James Dunn’s response is that Paul doesn’t need to identify the allusions, because insiders already recognize them. The only two teachings of Jesus that Paul quotes by name are cases where he needs to differentiate his own advice from that of Jesus. The loose citations Paul makes that I have collected in this post are to teachings of Jesus which no one disputes.
Paul’s audience doesn’t need him to tell them the Jesus story – they know it already.
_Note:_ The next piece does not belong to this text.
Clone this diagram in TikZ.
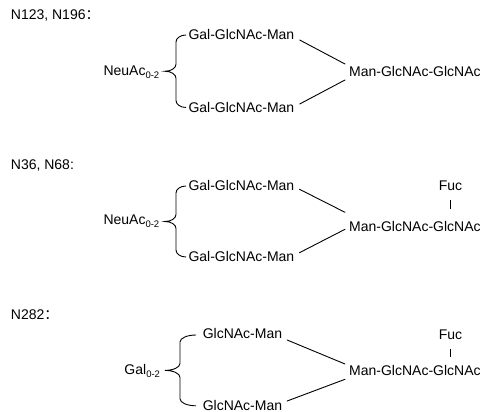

Dunn concludes, “And if nothing in the Jesus tradition was at issue, then we should not expect Paul to have written about it.”
But Paul doesn’t merely echo Jesus. He takes the body of Christian teaching far beyond the life and teachings of Jesus. We would be handicapped if all we had was the so-called “red-letter Bible.” Paul is our rabbi who ties it all together and helps us understand all that the life and teaching of Jesus means to us.